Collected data
— start —

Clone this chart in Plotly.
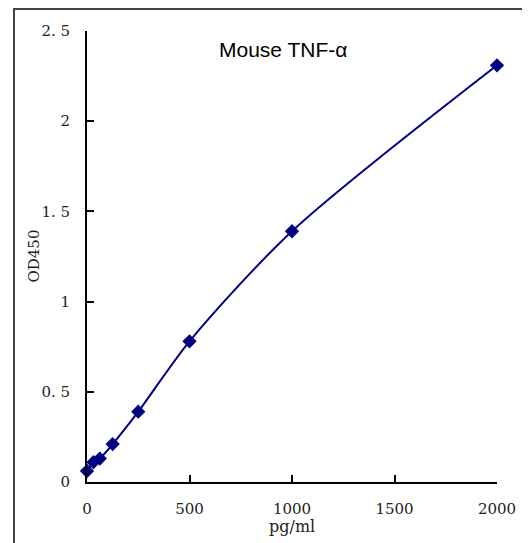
import plotly.graph_objects as go

conc = [0, 31.25, 62.5, 125, 250, 500, 1000, 2000]
od = [0.061, 0.11, 0.13, 0.21, 0.39, 0.78, 1.39, 2.31]

x_ticks = [0, 500, 1000, 1500, 2000]
x_ticktext = ["0", "500", "1000", "1500", "2000"]
y_ticks = [0, 0.5, 1, 1.5, 2, 2.5]
y_ticktext = ["0", "0. 5", "1", "1. 5", "2", "2. 5"]

navy = "#000080"
serif = "DejaVu Serif"

fig = go.Figure()
fig.add_trace(go.Scatter(
    x=conc, y=od, mode="lines+markers",
    line=dict(color=navy, width=2, shape="spline", smoothing=0.8),
    marker=dict(symbol="diamond", size=11, color=navy),
    cliponaxis=False, showlegend=False,
))

fig.update_layout(
    width=522, height=535,
    margin=dict(l=79, r=33, t=23, b=61, autoexpand=False),
    paper_bgcolor="white", plot_bgcolor="white",
    xaxis=dict(range=[0, 2000], tickvals=x_ticks, ticktext=x_ticktext,
               ticks="inside", ticklen=7, tickwidth=1.5, tickcolor="black",
               showline=True, linecolor="black", linewidth=2,
               showgrid=False, zeroline=False, ticklabelstandoff=12,
               automargin=False,
               tickfont=dict(family=serif, size=15, color="#222222")),
    yaxis=dict(range=[0, 2.5], tickvals=y_ticks, ticktext=y_ticktext,
               ticks="inside", ticklen=7, tickwidth=1.5, tickcolor="black",
               showline=True, linecolor="black", linewidth=2,
               showgrid=False, zeroline=False, ticklabelstandoff=12,
               automargin=False,
               tickfont=dict(family=serif, size=15, color="#222222")),
)

fig.add_annotation(text="Mouse TNF-α", xref="paper", yref="paper",
                   x=0.478, y=(482 - 50) / 451, showarrow=False,
                   xanchor="center", yanchor="middle",
                   font=dict(family="Liberation Sans", size=21, color="black"))
fig.add_annotation(text="pg/ml", xref="paper", yref="paper",
                   x=0.5, y=(482 - 526) / 451, showarrow=False,
                   xanchor="center", yanchor="middle",
                   font=dict(family=serif, size=16, color="#222222"))
fig.add_annotation(text="OD450", xref="paper", yref="paper",
                   x=(33 - 87) / 410, y=0.5, showarrow=False, textangle=-90,
                   xanchor="center", yanchor="middle",
                   font=dict(family=serif, size=15, color="#222222"))

fig.add_shape(type="rect", xref="paper", yref="paper",
              x0=(14 - 87) / 410, x1=(526 - 87) / 410,
              y0=-0.2, y1=(482 - 9) / 451,
              line=dict(color="#444444", width=2), fillcolor="rgba(0,0,0,0)",
              layer="below")

fig.write_html("out.html")
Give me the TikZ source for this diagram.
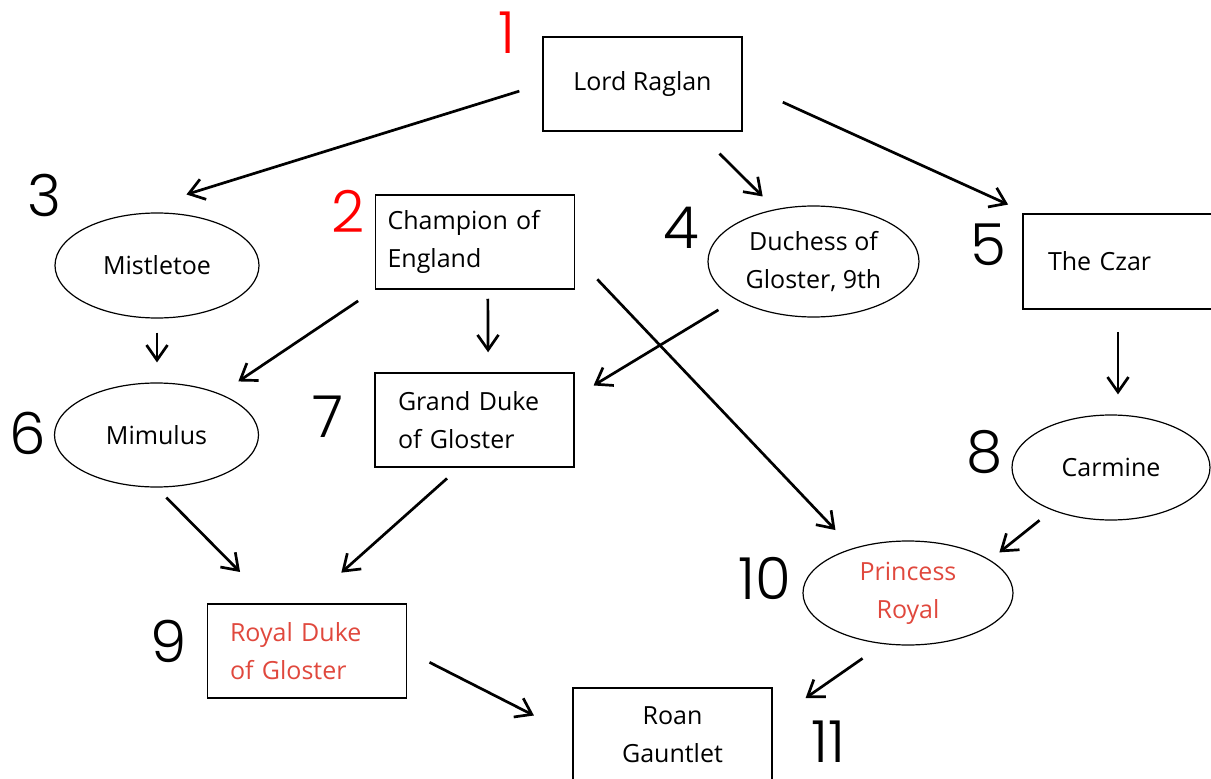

— end —

* _Exercise_
Reproduce the listing exactly. Leave its pictures out.

* _Task result_
Clone this chart in Plotly.
import plotly.graph_objects as go

conc = [0, 31.25, 62.5, 125, 250, 500, 1000, 2000]
od = [0.061, 0.11, 0.13, 0.21, 0.39, 0.78, 1.39, 2.31]

x_ticks = [0, 500, 1000, 1500, 2000]
x_ticktext = ["0", "500", "1000", "1500", "2000"]
y_ticks = [0, 0.5, 1, 1.5, 2, 2.5]
y_ticktext = ["0", "0. 5", "1", "1. 5", "2", "2. 5"]

navy = "#000080"
serif = "DejaVu Serif"

fig = go.Figure()
fig.add_trace(go.Scatter(
    x=conc, y=od, mode="lines+markers",
    line=dict(color=navy, width=2, shape="spline", smoothing=0.8),
    marker=dict(symbol="diamond", size=11, color=navy),
    cliponaxis=False, showlegend=False,
))

fig.update_layout(
    width=522, height=535,
    margin=dict(l=79, r=33, t=23, b=61, autoexpand=False),
    paper_bgcolor="white", plot_bgcolor="white",
    xaxis=dict(range=[0, 2000], tickvals=x_ticks, ticktext=x_ticktext,
               ticks="inside", ticklen=7, tickwidth=1.5, tickcolor="black",
               showline=True, linecolor="black", linewidth=2,
               showgrid=False, zeroline=False, ticklabelstandoff=12,
               automargin=False,
               tickfont=dict(family=serif, size=15, color="#222222")),
    yaxis=dict(range=[0, 2.5], tickvals=y_ticks, ticktext=y_ticktext,
               ticks="inside", ticklen=7, tickwidth=1.5, tickcolor="black",
               showline=True, linecolor="black", linewidth=2,
               showgrid=False, zeroline=False, ticklabelstandoff=12,
               automargin=False,
               tickfont=dict(family=serif, size=15, color="#222222")),
)

fig.add_annotation(text="Mouse TNF-α", xref="paper", yref="paper",
                   x=0.478, y=(482 - 50) / 451, showarrow=False,
                   xanchor="center", yanchor="middle",
                   font=dict(family="Liberation Sans", size=21, color="black"))
fig.add_annotation(text="pg/ml", xref="paper", yref="paper",
                   x=0.5, y=(482 - 526) / 451, showarrow=False,
                   xanchor="center", yanchor="middle",
                   font=dict(family=serif, size=16, color="#222222"))
fig.add_annotation(text="OD450", xref="paper", yref="paper",
                   x=(33 - 87) / 410, y=0.5, showarrow=False, textangle=-90,
                   xanchor="center", yanchor="middle",
                   font=dict(family=serif, size=15, color="#222222"))

fig.add_shape(type="rect", xref="paper", yref="paper",
              x0=(14 - 87) / 410, x1=(526 - 87) / 410,
              y0=-0.2, y1=(482 - 9) / 451,
              line=dict(color="#444444", width=2), fillcolor="rgba(0,0,0,0)",
              layer="below")

fig.write_html("out.html")
Give me the TikZ source for this diagram.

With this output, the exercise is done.